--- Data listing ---
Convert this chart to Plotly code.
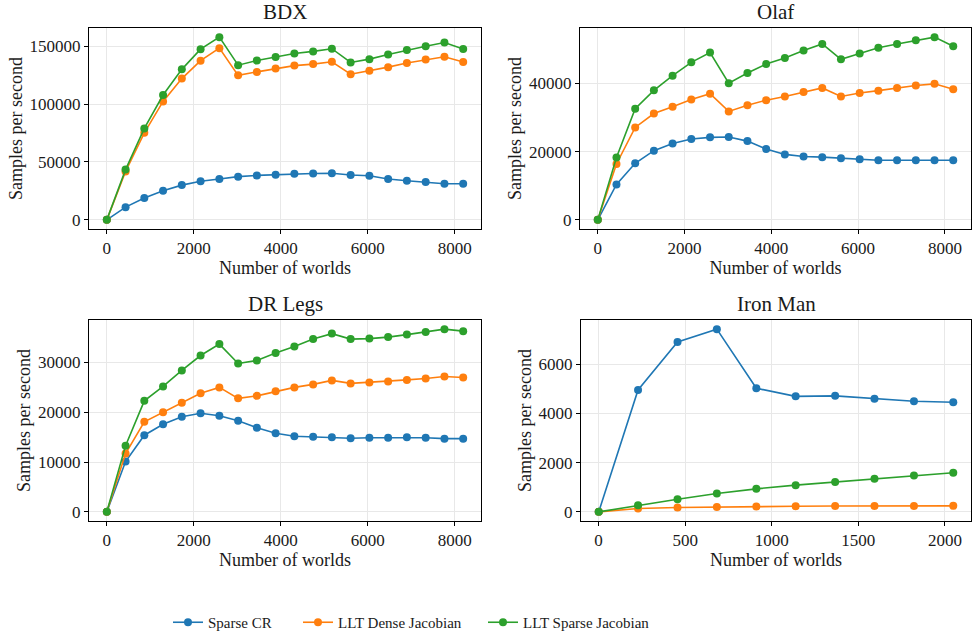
import plotly.graph_objects as go

# ---------------- data ----------------
worlds = [1, 432, 863, 1294, 1725, 2156, 2588, 3019, 3450, 3881, 4312, 4743,
          5174, 5605, 6036, 6467, 6898, 7330, 7761, 8192]
worlds_ironman = [1, 228, 456, 683, 911, 1138, 1366, 1593, 1821, 2048]

series_names = ["Sparse CR", "LLT Dense Jacobian", "LLT Sparse Jacobian"]
colors = ["#1f77b4", "#ff7f0e", "#2ca02c"]

bdx_sparse_cr = [0, 11000, 18900, 25100, 30000, 33300, 35300, 37300, 38400, 39000,
                 39900, 40000, 40300, 38800, 38100, 35300, 33800, 32700, 31200, 31200]
bdx_llt_dense = [0, 41800, 75200, 102300, 122000, 137500, 148300, 124800, 127800, 130700,
                 133200, 134500, 136500, 125800, 128700, 131900, 135500, 138400, 140900, 136400]
bdx_llt_sparse = [0, 43400, 79000, 107800, 130000, 147400, 157800, 133600, 137600, 140600,
                  143700, 145500, 147800, 135900, 138800, 142800, 146600, 150000, 153200, 147500]

olaf_sparse_cr = [0, 10400, 16600, 20300, 22400, 23700, 24200, 24300, 23100, 20800,
                  19200, 18600, 18400, 18100, 17800, 17500, 17500, 17500, 17500, 17500]
olaf_llt_dense = [0, 16400, 27100, 31200, 33200, 35300, 37000, 31800, 33600, 35100,
                  36200, 37500, 38700, 36200, 37200, 37900, 38700, 39400, 39900, 38300]
olaf_llt_sparse = [0, 18300, 32600, 38000, 42300, 46200, 49100, 40100, 43100, 45700,
                   47500, 49700, 51600, 47100, 48800, 50500, 51600, 52700, 53600, 50900]

drlegs_sparse_cr = [0, 10100, 15400, 17600, 19100, 19800, 19300, 18300, 16900, 15800,
                    15200, 15100, 15000, 14800, 14900, 14900, 15000, 14900, 14700, 14700]
drlegs_llt_dense = [0, 11700, 18100, 20000, 21900, 23800, 25000, 22800, 23300, 24200,
                    25000, 25600, 26400, 25800, 26000, 26200, 26500, 26800, 27200, 27000]
drlegs_llt_sparse = [0, 13300, 22300, 25200, 28400, 31400, 33700, 29800, 30400, 31900,
                     33200, 34700, 35800, 34700, 34800, 35100, 35600, 36100, 36700, 36300]

ironman_sparse_cr = [0, 4950, 6900, 7420, 5020, 4690, 4710, 4590, 4490, 4450]
ironman_llt_dense = [0, 135, 175, 200, 217, 228, 236, 240, 242, 244]
ironman_llt_sparse = [0, 270, 515, 745, 935, 1085, 1210, 1345, 1480, 1590]

panel_titles = ["BDX", "Olaf", "DR Legs", "Iron Man"]
x_ticks_main = [0, 2000, 4000, 6000, 8000]
x_ticks_ironman = [0, 500, 1000, 1500, 2000]
y_dticks = [50000, 20000, 10000, 2000]

panels = [
    (worlds, [bdx_sparse_cr, bdx_llt_dense, bdx_llt_sparse], x_ticks_main),
    (worlds, [olaf_sparse_cr, olaf_llt_dense, olaf_llt_sparse], x_ticks_main),
    (worlds, [drlegs_sparse_cr, drlegs_llt_dense, drlegs_llt_sparse], x_ticks_main),
    (worlds_ironman, [ironman_sparse_cr, ironman_llt_dense, ironman_llt_sparse], x_ticks_ironman),
]

# ---------------- layout geometry (pixels) ----------------
W, H = 973, 639
boxes = [
    (89, 481, 28, 229),
    (580, 971, 28, 229),
    (89, 481, 320, 521),
    (581, 971, 320, 521),
]
legend_x_px = [168, 298, 483]

FONT = "Liberation Serif, DejaVu Serif, serif"
TXT = "#1a1a1a"

fig = go.Figure()
layout = dict(
    width=W, height=H,
    margin=dict(l=0, r=0, t=0, b=0),
    paper_bgcolor="white", plot_bgcolor="white",
    font=dict(family=FONT, size=16, color=TXT),
    showlegend=True,
    annotations=[],
)

legend_keys = ["legend", "legend2", "legend3"]
for k, key in enumerate(legend_keys):
    layout[key] = dict(orientation="h", x=legend_x_px[k] / W, xanchor="left",
                       y=0, yanchor="bottom",
                       font=dict(family=FONT, size=15, color=TXT),
                       bgcolor="rgba(0,0,0,0)", borderwidth=0)


def pad_range(lo, hi, frac=0.05):
    span = hi - lo
    return [lo - frac * span, hi + frac * span]


for i, (xs, ys_list, xt) in enumerate(panels):
    idx = "" if i == 0 else str(i + 1)
    l, r, t, b = boxes[i]
    xdom = [l / W, r / W]
    ydom = [(H - b) / H, (H - t) / H]
    for s, ys in enumerate(ys_list):
        fig.add_trace(go.Scatter(
            x=xs, y=ys, mode="lines+markers", name=series_names[s],
            line=dict(color=colors[s], width=1.6),
            marker=dict(color=colors[s], size=8),
            xaxis="x" + idx, yaxis="y" + idx,
            showlegend=(i == 0), legend=legend_keys[s],
        ))
    all_y = [v for ys in ys_list for v in ys]
    axis_common = dict(
        showline=True, mirror=True, linecolor="black", linewidth=1,
        showgrid=True, gridcolor="#e8e8e8", gridwidth=0.8,
        zeroline=False, ticks="outside", ticklen=4, tickwidth=0.8, tickcolor="black",
        tickfont=dict(family=FONT, size=17, color=TXT), automargin=False,
    )
    layout["xaxis" + idx] = dict(
        axis_common, domain=xdom, range=pad_range(min(xs), max(xs)),
        tickvals=xt, tickformat="d", anchor="y" + idx,
        title=dict(text="Number of worlds", font=dict(family=FONT, size=18, color=TXT), standoff=2),
    )
    layout["yaxis" + idx] = dict(
        axis_common, domain=ydom, range=pad_range(min(all_y), max(all_y)),
        dtick=y_dticks[i], tick0=0, tickformat="d", anchor="x" + idx,
        title=dict(text="Samples per second", font=dict(family=FONT, size=18, color=TXT), standoff=2),
    )
    layout["annotations"].append(dict(
        text=panel_titles[i], x=(xdom[0] + xdom[1]) / 2, y=ydom[1], xref="paper", yref="paper",
        xanchor="center", yanchor="bottom", yshift=2, showarrow=False,
        font=dict(family=FONT, size=21, color=TXT),
    ))

fig.update_layout(**layout)
fig.write_html("out.html", config={"displayModeBar": False},
               post_script="document.body.style.margin='0';")
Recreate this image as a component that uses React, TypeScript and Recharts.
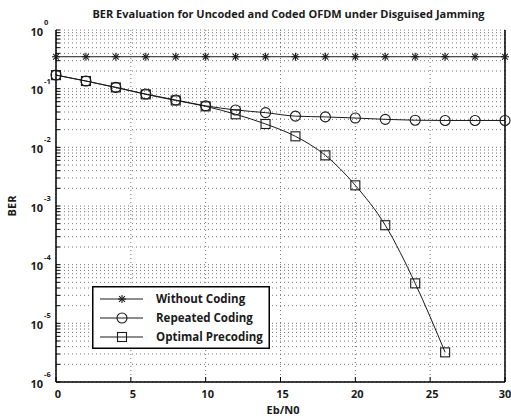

--- PROBLEM ---
Generate a word-for-word copy of the preceding records, excluding all pictures.

--- REPLY TO THE EXERCISE ---
Convert this chart to Plotly code.
import plotly.graph_objects as go

# ---------------- data ----------------
worlds = [1, 432, 863, 1294, 1725, 2156, 2588, 3019, 3450, 3881, 4312, 4743,
          5174, 5605, 6036, 6467, 6898, 7330, 7761, 8192]
worlds_ironman = [1, 228, 456, 683, 911, 1138, 1366, 1593, 1821, 2048]

series_names = ["Sparse CR", "LLT Dense Jacobian", "LLT Sparse Jacobian"]
colors = ["#1f77b4", "#ff7f0e", "#2ca02c"]

bdx_sparse_cr = [0, 11000, 18900, 25100, 30000, 33300, 35300, 37300, 38400, 39000,
                 39900, 40000, 40300, 38800, 38100, 35300, 33800, 32700, 31200, 31200]
bdx_llt_dense = [0, 41800, 75200, 102300, 122000, 137500, 148300, 124800, 127800, 130700,
                 133200, 134500, 136500, 125800, 128700, 131900, 135500, 138400, 140900, 136400]
bdx_llt_sparse = [0, 43400, 79000, 107800, 130000, 147400, 157800, 133600, 137600, 140600,
                  143700, 145500, 147800, 135900, 138800, 142800, 146600, 150000, 153200, 147500]

olaf_sparse_cr = [0, 10400, 16600, 20300, 22400, 23700, 24200, 24300, 23100, 20800,
                  19200, 18600, 18400, 18100, 17800, 17500, 17500, 17500, 17500, 17500]
olaf_llt_dense = [0, 16400, 27100, 31200, 33200, 35300, 37000, 31800, 33600, 35100,
                  36200, 37500, 38700, 36200, 37200, 37900, 38700, 39400, 39900, 38300]
olaf_llt_sparse = [0, 18300, 32600, 38000, 42300, 46200, 49100, 40100, 43100, 45700,
                   47500, 49700, 51600, 47100, 48800, 50500, 51600, 52700, 53600, 50900]

drlegs_sparse_cr = [0, 10100, 15400, 17600, 19100, 19800, 19300, 18300, 16900, 15800,
                    15200, 15100, 15000, 14800, 14900, 14900, 15000, 14900, 14700, 14700]
drlegs_llt_dense = [0, 11700, 18100, 20000, 21900, 23800, 25000, 22800, 23300, 24200,
                    25000, 25600, 26400, 25800, 26000, 26200, 26500, 26800, 27200, 27000]
drlegs_llt_sparse = [0, 13300, 22300, 25200, 28400, 31400, 33700, 29800, 30400, 31900,
                     33200, 34700, 35800, 34700, 34800, 35100, 35600, 36100, 36700, 36300]

ironman_sparse_cr = [0, 4950, 6900, 7420, 5020, 4690, 4710, 4590, 4490, 4450]
ironman_llt_dense = [0, 135, 175, 200, 217, 228, 236, 240, 242, 244]
ironman_llt_sparse = [0, 270, 515, 745, 935, 1085, 1210, 1345, 1480, 1590]

panel_titles = ["BDX", "Olaf", "DR Legs", "Iron Man"]
x_ticks_main = [0, 2000, 4000, 6000, 8000]
x_ticks_ironman = [0, 500, 1000, 1500, 2000]
y_dticks = [50000, 20000, 10000, 2000]

panels = [
    (worlds, [bdx_sparse_cr, bdx_llt_dense, bdx_llt_sparse], x_ticks_main),
    (worlds, [olaf_sparse_cr, olaf_llt_dense, olaf_llt_sparse], x_ticks_main),
    (worlds, [drlegs_sparse_cr, drlegs_llt_dense, drlegs_llt_sparse], x_ticks_main),
    (worlds_ironman, [ironman_sparse_cr, ironman_llt_dense, ironman_llt_sparse], x_ticks_ironman),
]

# ---------------- layout geometry (pixels) ----------------
W, H = 973, 639
boxes = [
    (89, 481, 28, 229),
    (580, 971, 28, 229),
    (89, 481, 320, 521),
    (581, 971, 320, 521),
]
legend_x_px = [168, 298, 483]

FONT = "Liberation Serif, DejaVu Serif, serif"
TXT = "#1a1a1a"

fig = go.Figure()
layout = dict(
    width=W, height=H,
    margin=dict(l=0, r=0, t=0, b=0),
    paper_bgcolor="white", plot_bgcolor="white",
    font=dict(family=FONT, size=16, color=TXT),
    showlegend=True,
    annotations=[],
)

legend_keys = ["legend", "legend2", "legend3"]
for k, key in enumerate(legend_keys):
    layout[key] = dict(orientation="h", x=legend_x_px[k] / W, xanchor="left",
                       y=0, yanchor="bottom",
                       font=dict(family=FONT, size=15, color=TXT),
                       bgcolor="rgba(0,0,0,0)", borderwidth=0)


def pad_range(lo, hi, frac=0.05):
    span = hi - lo
    return [lo - frac * span, hi + frac * span]


for i, (xs, ys_list, xt) in enumerate(panels):
    idx = "" if i == 0 else str(i + 1)
    l, r, t, b = boxes[i]
    xdom = [l / W, r / W]
    ydom = [(H - b) / H, (H - t) / H]
    for s, ys in enumerate(ys_list):
        fig.add_trace(go.Scatter(
            x=xs, y=ys, mode="lines+markers", name=series_names[s],
            line=dict(color=colors[s], width=1.6),
            marker=dict(color=colors[s], size=8),
            xaxis="x" + idx, yaxis="y" + idx,
            showlegend=(i == 0), legend=legend_keys[s],
        ))
    all_y = [v for ys in ys_list for v in ys]
    axis_common = dict(
        showline=True, mirror=True, linecolor="black", linewidth=1,
        showgrid=True, gridcolor="#e8e8e8", gridwidth=0.8,
        zeroline=False, ticks="outside", ticklen=4, tickwidth=0.8, tickcolor="black",
        tickfont=dict(family=FONT, size=17, color=TXT), automargin=False,
    )
    layout["xaxis" + idx] = dict(
        axis_common, domain=xdom, range=pad_range(min(xs), max(xs)),
        tickvals=xt, tickformat="d", anchor="y" + idx,
        title=dict(text="Number of worlds", font=dict(family=FONT, size=18, color=TXT), standoff=2),
    )
    layout["yaxis" + idx] = dict(
        axis_common, domain=ydom, range=pad_range(min(all_y), max(all_y)),
        dtick=y_dticks[i], tick0=0, tickformat="d", anchor="x" + idx,
        title=dict(text="Samples per second", font=dict(family=FONT, size=18, color=TXT), standoff=2),
    )
    layout["annotations"].append(dict(
        text=panel_titles[i], x=(xdom[0] + xdom[1]) / 2, y=ydom[1], xref="paper", yref="paper",
        xanchor="center", yanchor="bottom", yshift=2, showarrow=False,
        font=dict(family=FONT, size=21, color=TXT),
    ))

fig.update_layout(**layout)
fig.write_html("out.html", config={"displayModeBar": False},
               post_script="document.body.style.margin='0';")
Recreate this image as a component that uses React, TypeScript and Recharts.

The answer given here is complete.